ATT Estimation: Already Bootstrapped 100 Times
-------------------------------------------------------------------------------------------------------------------------------------------------------------
Equivalence Test
Equivalence Test...Pass
MC model
. fect Y, treat(D) unit(id) time(time) cov(X1 X2) se method("mc") lambda(0.004) preperiod(-25) offperiod(0) equiTest nboots(100)
Balanced Panel Data
-------------------------------------------------------------------------------------------------------------------------------------------------------------
Bootstrapping...
ATT Estimation: Already Bootstrapped 100 Times
-------------------------------------------------------------------------------------------------------------------------------------------------------------
Equivalence Test
Equivalence Test...Pass
In addition to them, fect provides a placebo test to alleviate the concern of over-fitting in the pre-trend. Users can specify a range of pre-treatment periods as “placebo periods” in the option placeboperiod() to remove observations in the specified range for model fitting, and then test whether the estimated ATT in this range is significantly different from zero. By default, we set [-2, 0] as the placebo periods (placeboperiod(3)) and the plot will display the p-value of the placebo test. Below, we visualize the result of the placebo test for each of the three estimators using our simulated data.

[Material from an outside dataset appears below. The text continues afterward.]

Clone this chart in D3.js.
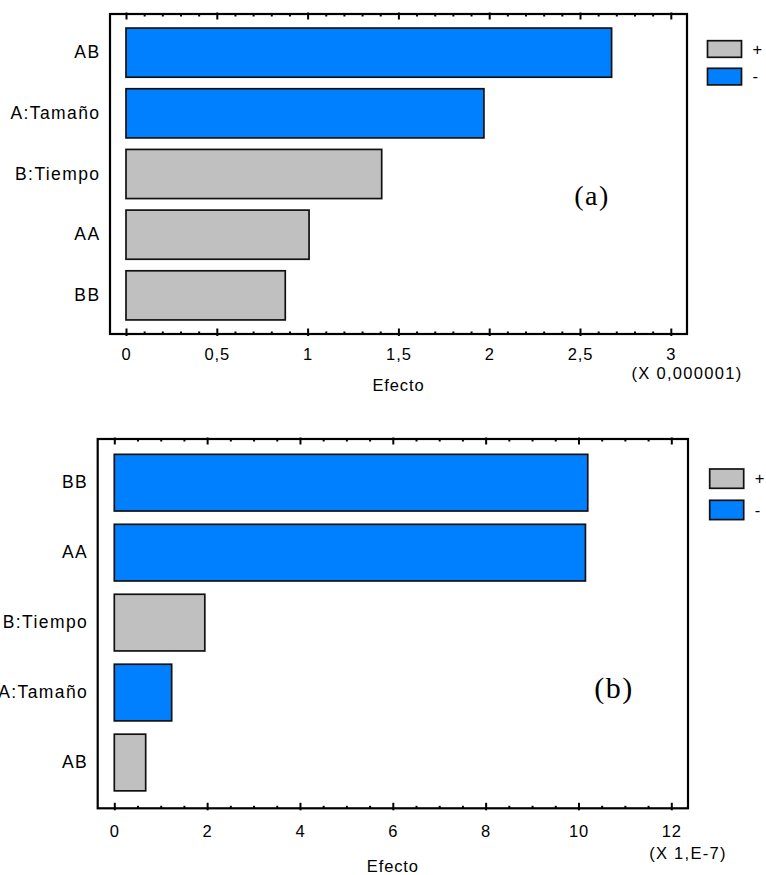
<!DOCTYPE html>
<html>
<head>
<meta charset="utf-8">
<script src="https://cdn.jsdelivr.net/npm/d3@7"></script>
<style>
  body { margin: 0; background: #fff; }
  text { font-family: "Liberation Sans", Arial, sans-serif; fill: #000; }
  text.tag { font-family: "Liberation Serif", "Times New Roman", serif; }
</style>
</head>
<body>
<div id="chart"></div>
<script>
// panel (a)
const categoriesA = ["AB", "A:Tamaño", "B:Tiempo", "AA", "BB"];
const valuesA = [2.674, 1.971, 1.408, 1.008, 0.877];
const signsA = ["-", "-", "+", "+", "+"];
const ticksA = [0, 0.5, 1, 1.5, 2, 2.5, 3];
const tickLabelsA = ["0", "0,5", "1", "1,5", "2", "2,5", "3"];
const minorStepA = 0.1;
const multiplierA = "(X 0,000001)";

// panel (b)
const categoriesB = ["BB", "AA", "B:Tiempo", "A:Tamaño", "AB"];
const valuesB = [10.2, 10.15, 1.95, 1.236, 0.676];
const signsB = ["-", "-", "+", "-", "+"];
const ticksB = [0, 2, 4, 6, 8, 10, 12];
const tickLabelsB = ["0", "2", "4", "6", "8", "10", "12"];
const minorStepB = 0.5;
const multiplierB = "(X 1,E-7)";

const legendLabels = ["+", "-"];
const axisTitle = "Efecto";
const color = { "+": "#c0c0c0", "-": "#0080ff" };

const svg = d3.select("#chart").append("svg")
  .attr("width", 766)
  .attr("height", 875);

function drawPanel(o) {
  const g = svg.append("g");
  const data = o.cats.map((c, i) => ({ cat: c, val: o.vals[i], sign: o.signs[i] }));

  const x = d3.scaleLinear()
    .domain([0, o.ticks[o.ticks.length - 1]])
    .range([o.x0, o.x1]);
  const y = d3.scaleBand()
    .domain(o.cats)
    .range([o.top + o.inTop, o.bottom - o.inBot])
    .paddingInner(0.19)
    .paddingOuter(0.095);

  // bars
  g.selectAll(".bar")
    .data(data)
    .join("rect")
    .attr("class", "bar")
    .attr("x", x(0))
    .attr("y", d => y(d.cat))
    .attr("width", d => x(d.val) - x(0))
    .attr("height", y.bandwidth())
    .attr("fill", d => color[d.sign])
    .attr("stroke", "#111")
    .attr("stroke-width", 1.7);

  // frame
  g.append("rect")
    .attr("x", o.left)
    .attr("y", o.top)
    .attr("width", o.right - o.left)
    .attr("height", o.bottom - o.top)
    .attr("fill", "none")
    .attr("stroke", "#000")
    .attr("stroke-width", 2.2);

  const minor = d3.range(0, x.domain()[1] + 1e-9, o.minorStep)
    .filter(v => !o.ticks.some(t => Math.abs(t - v) < 1e-9));

  // minor ticks bottom / top
  const minB = g.append("g").attr("transform", `translate(0,${o.bottom})`)
    .call(d3.axisBottom(x).tickValues(minor).tickSize(-2.5).tickFormat(""));
  const minT = g.append("g").attr("transform", `translate(0,${o.top})`)
    .call(d3.axisTop(x).tickValues(minor).tickSize(-2.5).tickFormat(""));

  // major ticks bottom with labels
  const majB = g.append("g").attr("transform", `translate(0,${o.bottom})`)
    .call(d3.axisBottom(x).tickValues(o.ticks).tickSize(-5.5)
      .tickFormat((d, i) => o.tickLabels[i]));
  majB.selectAll("line").attr("y1", 2);
  majB.selectAll("text")
    .attr("y", o.tickDy)
    .attr("dy", "0.35em")
    .attr("font-size", 16.5)
    .attr("letter-spacing", 0.9);

  const majT = g.append("g").attr("transform", `translate(0,${o.top})`)
    .call(d3.axisTop(x).tickValues(o.ticks).tickSize(-5.5).tickFormat(""));
  majT.selectAll("line").attr("y1", -1.5);

  [minB, minT, majB, majT].forEach(a => {
    a.select(".domain").remove();
    a.selectAll("line").attr("stroke", "#000").attr("stroke-width", 2);
  });

  // category labels
  const yAx = g.append("g").attr("transform", `translate(${o.left},0)`)
    .call(d3.axisLeft(y).tickSize(0).tickPadding(9.5));
  yAx.select(".domain").remove();
  yAx.selectAll("text")
    .attr("font-size", 17.5)
    .attr("letter-spacing", 1.4);

  // axis title and multiplier
  g.append("text")
    .attr("x", (o.left + o.right) / 2)
    .attr("y", o.bottom + o.titleDy)
    .attr("dy", "0.35em")
    .attr("text-anchor", "middle")
    .attr("font-size", 16.5)
    .attr("letter-spacing", 0.9)
    .text(axisTitle);
  g.append("text")
    .attr("x", o.right)
    .attr("y", o.bottom + o.multDy)
    .attr("dy", "0.35em")
    .attr("text-anchor", "middle")
    .attr("font-size", 16.5)
    .attr("letter-spacing", 1.3)
    .text(o.multiplier);

  // panel tag
  g.append("text")
    .attr("class", "tag")
    .attr("x", o.tagX)
    .attr("y", o.tagY)
    .attr("text-anchor", "middle")
    .attr("font-size", o.tagSize)
    .attr("letter-spacing", 1.5)
    .text(o.tag);

  // legend
  const leg = g.selectAll(".leg")
    .data(legendLabels)
    .join("g")
    .attr("class", "leg")
    .attr("transform", (d, i) => `translate(${o.legX},${o.legY + i * o.legStep})`);
  leg.append("rect")
    .attr("width", o.legW)
    .attr("height", o.legH)
    .attr("fill", d => color[d])
    .attr("stroke", "#111")
    .attr("stroke-width", 1.7);
  leg.append("text")
    .attr("x", o.legW + 11)
    .attr("y", o.legH / 2)
    .attr("dy", "0.35em")
    .attr("font-size", 16.5)
    .text(d => d);
}

drawPanel({
  cats: categoriesA, vals: valuesA, signs: signsA,
  ticks: ticksA, tickLabels: tickLabelsA, minorStep: minorStepA, multiplier: multiplierA,
  left: 110, right: 687, top: 14, bottom: 334,
  x0: 126, x1: 670.8, inTop: 8.3, inBot: 8.3,
  tickDy: 20, titleDy: 51, multDy: 39.5,
  tag: "(a)", tagX: 592, tagY: 205, tagSize: 28,
  legX: 707.5, legY: 40.7, legW: 34, legH: 16.6, legStep: 27.6
});

drawPanel({
  cats: categoriesB, vals: valuesB, signs: signsB,
  ticks: ticksB, tickLabels: tickLabelsB, minorStep: minorStepB, multiplier: multiplierB,
  left: 97.7, right: 688, top: 439, bottom: 808.3,
  x0: 114.3, x1: 671.3, inTop: 8.7, inBot: 10.8,
  tickDy: 23.4, titleDy: 58.4, multDy: 45,
  tag: "(b)", tagX: 614, tagY: 698, tagSize: 30,
  legX: 709.7, legY: 469, legW: 34, legH: 19.3, legStep: 31.3
});
</script>
</body>
</html>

These figures show that only the IFE method pass the placebo test test.
FE model
. fect Y, treat(D) unit(id) time(time) cov(X1 X2) se method("fe") placeboTest nboots(100)
Balanced Panel Data
-------------------------------------------------------------------------------------------------------------------------------------------------------------
Placebo Test...
Bootstrapping...
ATT Estimation: Already Bootstrapped 100 Times
Placebo Test Fail
IFE model
. fect Y, treat(D) unit(id) time(time) cov(X1 X2) se method("ife") r(2) placeboTest nboots(100)
Balanced Panel Data
-------------------------------------------------------------------------------------------------------------------------------------------------------------
Placebo Test...
Bootstrapping...
ATT Estimation: Already Bootstrapped 100 Times
Placebo Test Pass
MC model
. fect Y, treat(D) unit(id) time(time) cov(X1 X2) se method("mc") lambda(0.004) placeboTest nboots(100)
Balanced Panel Data
-------------------------------------------------------------------------------------------------------------------------------------------------------------
Placebo Test...
Bootstrapping...
ATT Estimation: Already Bootstrapped 100 Times
Placebo Test Fail
When running on huge dataset, the fect R version is faster than the Stata version and thus will be a better choice, this is because we use C++ and parallel computing in R to accelerate the computation.